# resizing imagage in lightroom



## sactown024 (Aug 19, 2012)

I am trying to submit photos to whcc and they want me to resize them to 8x10 but with i crop the photo for 8x10 it cuts off half of the photo, is there any other way to resize the photo but keep the whole thing? I tried doing in export but i cant figure it out there. I got to the resize to fit option but it wont let me put in 8x10 it says i have to put a number in between 0 and 1.083.

can someone help me?


----------



## sactown024 (Aug 20, 2012)

Anyone?


----------



## spotter (Aug 20, 2012)

Photoshop would be a better option for specific size cropping and resizing.


----------



## snowbear (Aug 20, 2012)

Chances are the image is in 2:3 format, so you either print at 2:3 format (like 8x12) or crop the image to fit 2:5 (8x10).


----------



## sactown024 (Aug 20, 2012)

spotter said:
			
		

> Photoshop would be a better option for specific size cropping and resizing.



How is it done in PS?


----------



## MTVision (Aug 20, 2012)

I think in LR you have to do it at export but I don't know if you will be able to resize it to an 8x10 because the aspect ratio is different. 

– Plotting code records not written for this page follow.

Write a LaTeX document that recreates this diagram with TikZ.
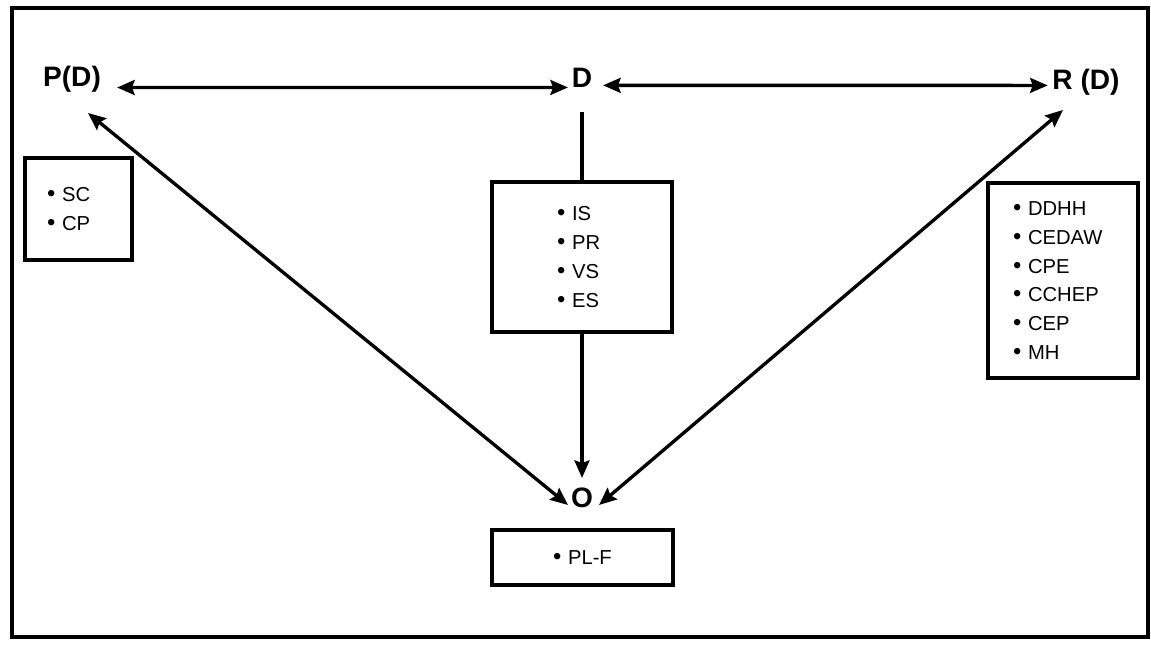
\documentclass[tikz,border=0pt]{standalone}
\usepackage{fontspec}
\setmainfont{Liberation Sans}
\usetikzlibrary{arrows.meta,calc}
\newcommand{\bul}{{\fontsize{13.5}{13.5}\selectfont\textbullet}~}

\begin{document}
\begin{tikzpicture}[>={Stealth[length=10pt,width=8.5pt,inset=1.5pt]},
    lbl/.style={font=\fontsize{16}{18}\selectfont\bfseries, inner sep=0pt, anchor=base},
    listbox/.style={draw, line width=1.9pt, align=left, inner ysep=0pt,
        font=\fontsize{11.5}{16.4}\selectfont},
    link/.style={line width=1.9pt}]

    %% Background
    \useasboundingbox (0,0) rectangle (23.02,-13);
    \draw[line width=1.9pt] (0.24,-0.16) rectangle (22.96,-12.74);

  % Nhãn chính
  \node[lbl] (pd) at (1.44,-1.74) {P(D)};
  \node[lbl] (d)  at (11.64,-1.76) {D};
  \node[lbl] (rd) at (21.72,-1.80) {R (D)};
  \node[lbl] (o)  at (11.64,-10.16) {O};

  % Các hộp danh sách
  \node[listbox, text width=1.26cm, inner xsep=0.44cm, minimum height=2.04cm] (sc) at (1.57,-4.18)
    {\bul SC\\ \bul CP};
  \node[listbox, text width=1.0cm, inner xsep=1.3cm, minimum height=3.0cm] (is) at (11.64,-5.14)
    {\bul IS\\ \bul PR\\ \bul VS\\ \bul ES};
  \node[listbox, text width=2.0cm, inner xsep=0.5cm, minimum height=3.9cm] (dd) at (21.26,-5.61)
    {\bul DDHH\\ \bul CEDAW\\ \bul CPE\\ \bul CCHEP\\ \bul CEP\\ \bul MH};
  \node[listbox, text width=1.18cm, inner xsep=1.22cm, minimum height=1.1cm] (pl) at (11.65,-11.15)
    {\mbox{\bul PL-F}};

  % Mũi tên ngang
  \draw[link, <->] ([xshift=9pt,yshift=-0.3pt]pd.base east) -- ([xshift=-2pt,yshift=0.3pt]d.base west);
  \draw[link, <->] ([xshift=6pt,yshift=1.5pt]d.base east) -- ([xshift=-2.5pt,yshift=2.6pt]rd.base west);

  % Đường dọc qua hộp giữa
  \draw[link] ([yshift=-0.48cm]d.base) -- (is.north);
  \draw[link, ->] (is.south) -- ([yshift=0.6cm]o.base);

  % Mũi tên chéo
  \draw[link, <->] ([shift={(0.32,-0.52)}]pd.base) -- ([shift={(-0.28,0.06)}]o.base);
  \draw[link, <->] ([shift={(-0.46,-0.40)}]rd.base) -- ([shift={(0.34,0.06)}]o.base);

\end{tikzpicture}
\end{document}
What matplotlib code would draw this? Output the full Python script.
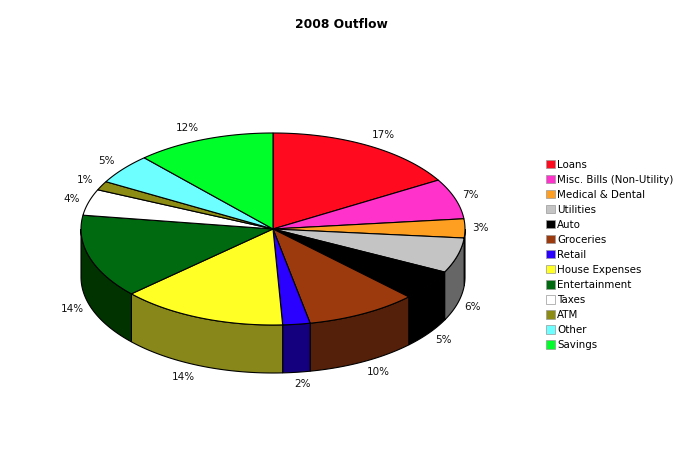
import numpy as np
import matplotlib
matplotlib.use('Agg')
import matplotlib.pyplot as plt
from matplotlib.patches import Patch

CATEGORIES = ['Loans', 'Misc. Bills (Non-Utility)', 'Medical & Dental', 'Utilities',
              'Auto', 'Groceries', 'Retail', 'House Expenses', 'Entertainment',
              'Taxes', 'ATM', 'Other', 'Savings']
# slice sizes, the printed labels are rounded differently
VALUES = [16.5, 6.8, 3.2, 5.9, 5.1, 9.4, 2.3, 14.0, 14.1, 4.4, 1.5, 5.1, 11.7]
LABELS = ['17%', '7%', '3%', '6%', '5%', '10%', '2%', '14%', '14%', '4%', '1%', '5%', '12%']
TOP_COLORS = ['#ff0a1e', '#ff33cc', '#ff9f22', '#c4c4c4', '#000000', '#9c3a0e', '#2a00ff',
              '#ffff26', '#006a10', '#ffffff', '#8c8c14', '#6dffff', '#00ff2a']
SIDE_COLORS = ['#7f0510', '#7f1a66', '#7f5011', '#666666', '#000000', '#55200a', '#14007f',
               '#88881a', '#003300', '#7f7f7f', '#46460a', '#367f7f', '#007f15']

CX, CY = 273, 229
RX, RY = 192, 96
DEPTH = 48
LABEL_GAP_X = 15
LABEL_GAP_Y = 12


def rim(theta):
    """Points on the top ellipse, theta clockwise from 12 o'clock (radians)."""
    return CX + RX * np.sin(theta), CY - RY * np.cos(theta)


fig = plt.figure(figsize=(6.83, 4.67), dpi=100)
ax = fig.add_axes([0, 0, 1, 1])
ax.set_xlim(0, 683)
ax.set_ylim(467, 0)
ax.axis('off')

edges = np.cumsum([0] + VALUES) / sum(VALUES) * 2 * np.pi

# side wall first, only the part of the rim that faces the viewer
for start, end, color in zip(edges[:-1], edges[1:], SIDE_COLORS):
    lo, hi = max(start, np.pi / 2), min(end, 3 * np.pi / 2)
    if lo >= hi:
        continue
    theta = np.linspace(lo, hi, 80)
    x, y = rim(theta)
    ax.fill(np.r_[x, x[::-1]], np.r_[y, y[::-1] + DEPTH],
            facecolor=color, edgecolor='black', linewidth=0.8, zorder=2)

for start, end, color in zip(edges[:-1], edges[1:], TOP_COLORS):
    theta = np.linspace(start, end, 120)
    x, y = rim(theta)
    ax.fill(np.r_[CX, x], np.r_[CY, y],
            facecolor=color, edgecolor='black', linewidth=0.8, zorder=3)

for start, end, label in zip(edges[:-1], edges[1:], LABELS):
    mid = (start + end) / 2
    # labels sit off the rim by a fixed sideways step, smaller near the bottom
    side = np.sin(mid)
    gap = LABEL_GAP_X if side > 0 else LABEL_GAP_X + 2
    lx = CX + RX * side + np.sign(side) * gap * min(1, abs(side) / 0.3)
    ly = CY - (RY + LABEL_GAP_Y) * np.cos(mid)
    if np.cos(mid) < 0:
        ly += DEPTH
    ax.text(lx, ly, label, fontsize=7.5, ha='center', va='center', color='#111111')

ax.text(341.5, 24, '2008 Outflow', fontsize=8.8, fontweight='bold', ha='center', va='center')

handles = [Patch(facecolor=c, edgecolor='#999999', linewidth=0.5) for c in TOP_COLORS]
ax.legend(handles, CATEGORIES, loc='upper left', bbox_to_anchor=(546 / 683, 1 - 159.5 / 467),
          bbox_transform=fig.transFigure, frameon=False, fontsize=7.4, borderpad=0,
          borderaxespad=0, handlelength=0.9, handleheight=0.9, handletextpad=0.2,
          labelspacing=0.49)

fig.savefig('out.png', dpi=100, facecolor='white')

This won't help now but I always try to not fill the frame when shooting - that way I won't lose anything important when I crop/resize to print.


----------



## spotter (Aug 20, 2012)

sactown024 said:


> spotter said:
> 
> 
> 
> ...



Google that. You will get detailed videos how to do just about anything in photoshop.


----------



## sactown024 (Aug 20, 2012)

MTVision said:
			
		

> I think in LR you have to do it at export but I don't know if you will be able to resize it to an 8x10 because the aspect ratio is different.
> 
> This won't help now but I always try to not fill the frame when shooting - that way I won't lose anything important when I crop/resize to print.



Yeah I am realizing this now, thanks!


----------



## Bigpopa (Aug 20, 2012)

Youtube is your friend I just got my test print back from WHCC and wow do they look good but I still need a Monitor calibrator.


----------



## The_Traveler (Aug 20, 2012)

use teh crop tool in LR


----------